Sometimes described as a prequel to Fellowes’ global hit Downton Abbey and ordered by NBC nearly 18 months ago, the series is now set to be co-produced by HBO with NBC sister studio Universal Television, with Downton Abbey producer and Carnival Films executive chairman Gareth Neame serving as executive producer. Michael Engler, director of many Downton Abbey episodes as well as Carnival’s upcoming feature version, will direct and act as executive producer.

Set during North America’s late 19th century Gilded Age, the new series will follow Marian Brook, the orphaned daughter of a Southern general, who moves into the home of her rigidly conventional aunts in New York City. Accompanied by an African-American woman masquerading as her maid, Marian gets caught up in the lives of her rich neighbours.

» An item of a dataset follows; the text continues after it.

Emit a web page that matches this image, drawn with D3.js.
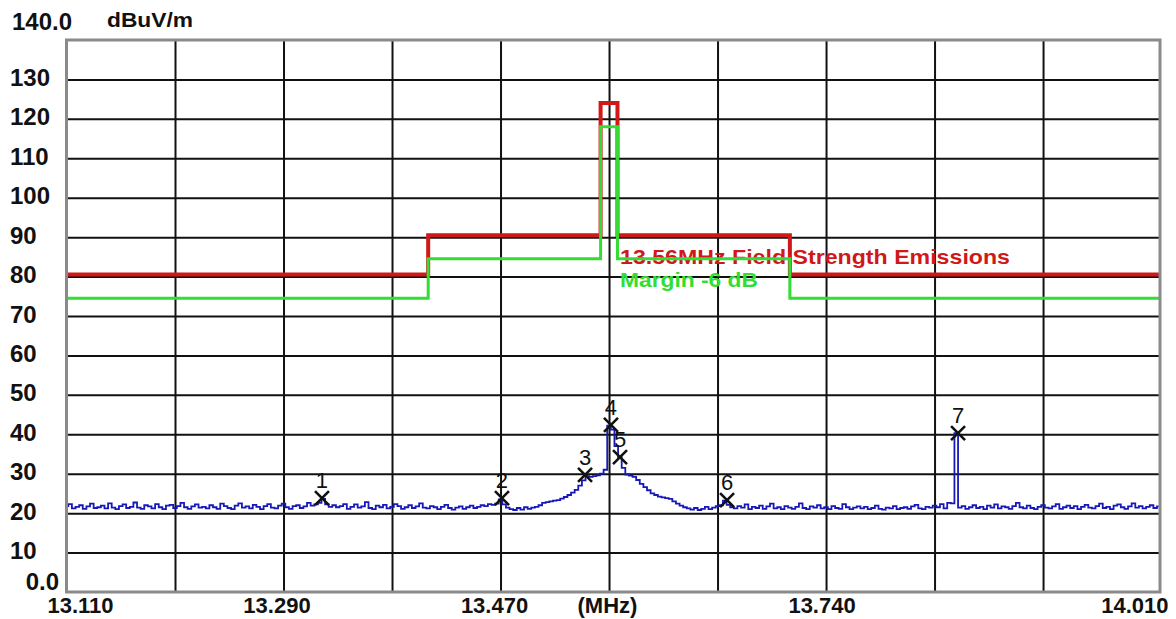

HBO Programming president Casey Bloys commented: “Given the opulent scope and scale of this richly textured character drama, HBO is the perfect home for The Gilded Age. We’re all huge fans of Julian and I know I speak for Bob Greenblatt [newly appointed chairman of HBO parent WarnerMedia’s entertainment and direct-to-consumer operations] – who was involved in the development of this series while at Universal Television – when I say we’re thrilled to bring his undeniable genius to our viewers.”

Fellowes added: “I feel very privileged to be making The Gilded Age with HBO and Universal Television. It has been a dream of mine for some time, as I am fascinated by this brutal and intensely glamorous period of America’s history. It will be about ambition, of course, and envy and hatred and, perhaps most of all, about love. I hope people will enjoy the series. I know I will enjoy making it.”

Neame said: “I’m thrilled that HBO and Universal Television will be bringing The Gilded Age to life. This is a compelling part of the American story and has remarkable parallels with the world we live in as these people set many of the wheels in motion that drive us today.”